Are we to understand that if this Clause is passed without this Amendment being pressed, the hon. and gallant Member will consider the advisability of inserting an Amendment on the Report stage, if he finds it utterly impossible to do without the services of these particular gentlemen whose presence renders this Clause so difficult to introduce, providing that after the War, in peace time, this thing shall not be perpetuated. I must express some surprise at the righteous indignation expressed by hon. Members with reference to this matter. I was well aware that the hon. and gallant Gentleman made it quite clear at Question time some months ago what had occurred; but as it was dealing with a purely temporary matter, such as the Air Board, I thought it might be possible to countenance it. What I would like the hon. and gallant Member to understand now, is that in passing this Clause he is passing the Clause of a permanent Act, and would he take the opportunity of assuring us that if he finds it impossible so to amend this Clause as to carry out the Amendment as originally suggested, he will introduce an Amendment which will make it impossible during times of peace for members of a trading company to sit on the Air Council to give orders and practically to vote public money into their own pockets?

Mr. HARCOURT

Am I to understand quite definitely that the Government have no intention to take the Report, stage as well as the Committee stage to-night?

Major BAIRD

That is so. I only expressed a hope earlier in the afternoon that we might get through, but obviously there is too much to be considered for us to get the Report stage to-night, so it will have to be taken on Friday.

Sir F. BANBURY

My hon. and gallant Friend earlier in the afternoon said that he would make a statement either on the Financial Resolution or on Clause 8 as to the salaries to be paid to members of the Air Council and the numbers of that Council. That has not been done, and as this is the opportunity for him to do it, I would ask him if he would make that statement. Clause 8 says

" there shall be established an Air Council consisting of one of His Majesty's Principal Secretaries of State who shall be President of the Air Council and of other members who shall be appointed in such manner and subject to such provisions as His Majesty may by Order in Council direct."
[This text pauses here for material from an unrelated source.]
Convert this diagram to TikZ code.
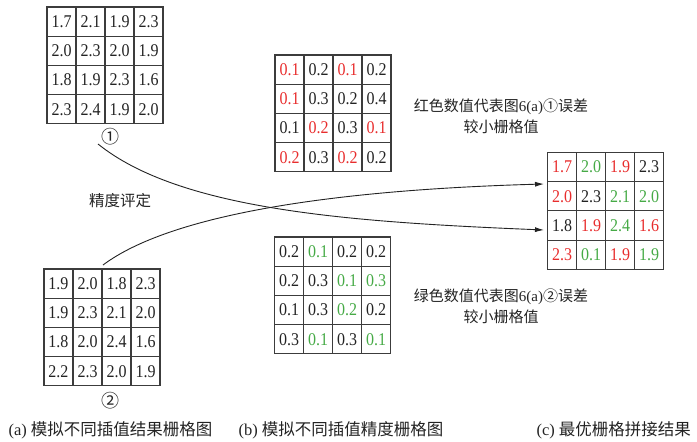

The question of the salary of the members of the Air Council comes in under this Clause. I was not here for the Debate which has just concluded, but it will be in order for me to make a suggestion which perhaps my hon. and gallant Friend will entertain. It is quite possible for the members of the Air Council who are interested in the aeronautical trade to give an undertaking that they will not give any orders to their own firm. That is generally done where a director of a company is connected with another company. Orders are not given to the firm with which that director is connected. That might be adopted in this case in order to get over the difficulty, if it was necessary to have these gentlemen on the Air Council.

Major BAIRD

It may not be a solution of the case, but I promise that the whole matter shall be fully gone into with a view to satisfying the House on the Report stage. I did this afternoon on the Report stage of the Financial Resolution give such information as I had with regard to the proposed composition of the Air Council.

Sir F. BANBURY

What about salaries?

Major BAIRD

It is proposed that the salaries of the President of the Air Council, who will be a Secretary of State, and of the Under-Secretary, shall be the same as the salaries of Secretaries of State and Under-Secretaries.

Sir F. BANBURY

There will be other members.

Major BAIRD

The salaries of the members of the Air Council as a whole will be fixed by the Treasury. Our suggestion is to submit to the Treasury proposals for a scale of salaries in accordance with the rank of the officer occupying the position on the same basis as the salaries paid to the Army Council. The Treasury has not approved that proposal because it has not yet been submitted, but obviously this and a great many other points have been worked upon, and that is one of the proposals which we intend to make.